失われた欠片のための子守唄

Lullaby for the Lost Pieces

ぼくたちは、気がついた時にはもうこの世界にいて、生きています。生きているのに、それが始まった時のことを覚えている人はいません。これは考えてみるととても不思議なことのように感じます。

長女が生まれる前の日、不安で眠れませんでした。こんなに未熟な自分が、果たして父親なんかになれるのだろうか。ちゃんと養えるだろうか。何をしてあげられるだろうか。
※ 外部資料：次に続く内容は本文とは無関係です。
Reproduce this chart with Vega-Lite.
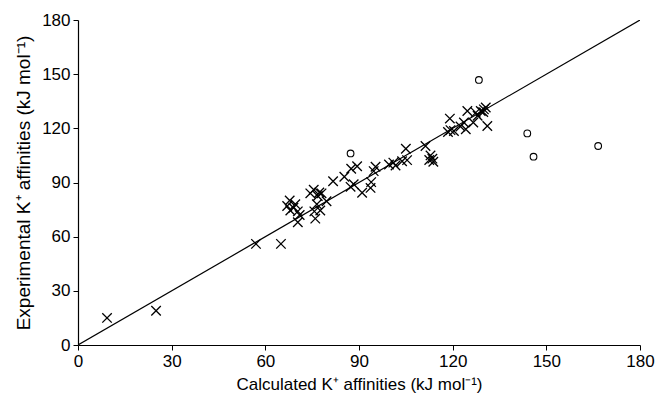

翌日、やり遂げた妻と、まだ目も開かない娘の顔をみて、ぼくは号泣しました。それまで張りつめていた気が緩んでしまったのでしょう。そのとき、ようやく気がつきました。ぼくが願っていたのは、妻と娘が無事であること、ただそれだけだったのです。

ぼくは、ぼくの父と母もまた、ぼくが生まれた時に同じことを感じたのではないかと思っています。でもぼくはそれを覚えていない。ぼくの最初のピースは、ぼくの中から失われてしまった。けれども、自分の子供が生まれることで、そのぽっかりと空いたところを埋めることができたように感じるのです。もしかすると、ひとはみなそのように、生まれながらにしてなにかを失って生きているのかもしれません。